Ecomafie
Uranio impoverito: in Italia 3.761 ammalati e 305 vittime della guerra che ti resta addosso
Uno studio dell’ISS dimostra i rapporti causa-effetto dell’esposizione
La sentenza è stata pubblicata venerdì scorso sul sito dell’Osservatorio Militare, il punto di riferimento per tutti gli italiani che in questi anni hanno intentato una causa contro il Ministero della Difesa o contro l’Esercito Italiano per la mancata applicazione delle norme necessarie a garantire la salvaguardia della salute dei soldati a contatto con l’uranio impoverito: il Tribunale di Salerno ha accettato il ricorso di un militare nei confronti del Ministero della Difesa ritenendo fondate le prospettazioni della difesa del ricorrente.
La sentenza racconta la storia di un Sottoufficiale dell’Esercito Italiano facente parte delle missioni internazionali “di pace” in Bosnia Erzegovina (gennaio-maggio 1996), Kosovo (luglio-novembre 2000 e novembre 2001-marzo 2002) e Afghanistan (febbraio-giugno 2005). Racconta di una neoplasia microscopica di tipo papillare alle cellule renali, di depositi IGA con ipertensione arteriosa e di una tiroidite di Haschimoto, infine, di una causa di servizio per il riconoscimento dei “benefici previsti per le vittime della criminalità organizzata e del terrorismo” intentata nel 2008 e respinta in data 23 luglio 2009 con parere negativo del Comitato di verifica per le Cause di servizio.
Nonostante la presenza del militare in tre teatri di guerra dove è stato fatto un uso indiscriminato di armi con uranio impoverito, sul parere espresso dal suddetto Comitato si legge: “dall’esame degli atti non si evidenziano condizioni ambientali ed operative di missione comunque implicanti l’esistenza od il sopravvenire di circostanze straordinarie e fatti di servizio che hanno esposto il dipendente a maggiori rischi o fatiche in rapporto alle ordinarie condizioni di svolgimento dei compiti d’Istituto e che si pongono quale causa ovvero concausa efficiente e determinante dell’infermità in questione”. Detto in poche parole: l’esercito non ha alcuna responsabilità, non vi è alcun rapporto di causalità fra missioni e malattia.
Nonostante i casi accertati di militari contaminati da uranio impoverito siano – secondo l’Anavafaf (Associazione nazionale italiana assistenza vittime arruolate nelle forze armate) – 3.761 l’Esercito Italiano continua, quando è possibile, a negare.

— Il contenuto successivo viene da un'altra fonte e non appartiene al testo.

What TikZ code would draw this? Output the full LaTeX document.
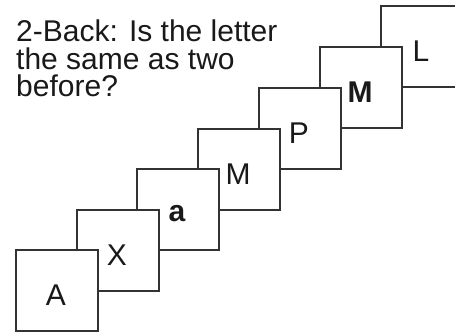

A negare che, per esempio, non furono usate precauzioni nemmeno quando si combatteva al fianco degli eserciti statunitensi e olandesi i cui i soldati erano coperti da capo a piedi anche con 40° C. A negare che a essere esposti non siano stati solo i militari, ma tutti coloro che hanno operato nelle “missioni di pace”, compresi i volontari delle associazioni no profit e gli infermieri e i dottori della Croce Rossa.
I negazionisti non mancano, poiché l’uranio impoverito è una sorta di metempsicosi economica capace di trasformare una voce di spesa (le scorie radioattive) in una voce di guadagno. Per l’industria del nucleare è business su business. Eppure ci sono dei dati scientifici ai quali di fronte ai quali le tesi negazioniste diventano inconsistenti e sono quelli, per esempio, di uno studio condotto dai laboratori di Fisica e di Epidemiologia e Biostatistica dell’Istituto Superiore di Sanità. Uno studio che spiega come su 5,08 casi di morbo di Hodgkin attesi in una popolazione di 100mila persone, fra i militari italiani presenti nelle missioni in Bosnia e Kosovo i casi osservati siano 12, ovverosia il 236% dell’attesa. Un fatto non uno slogan che, purtroppo, rischia di essere un’approssimazione per difetto.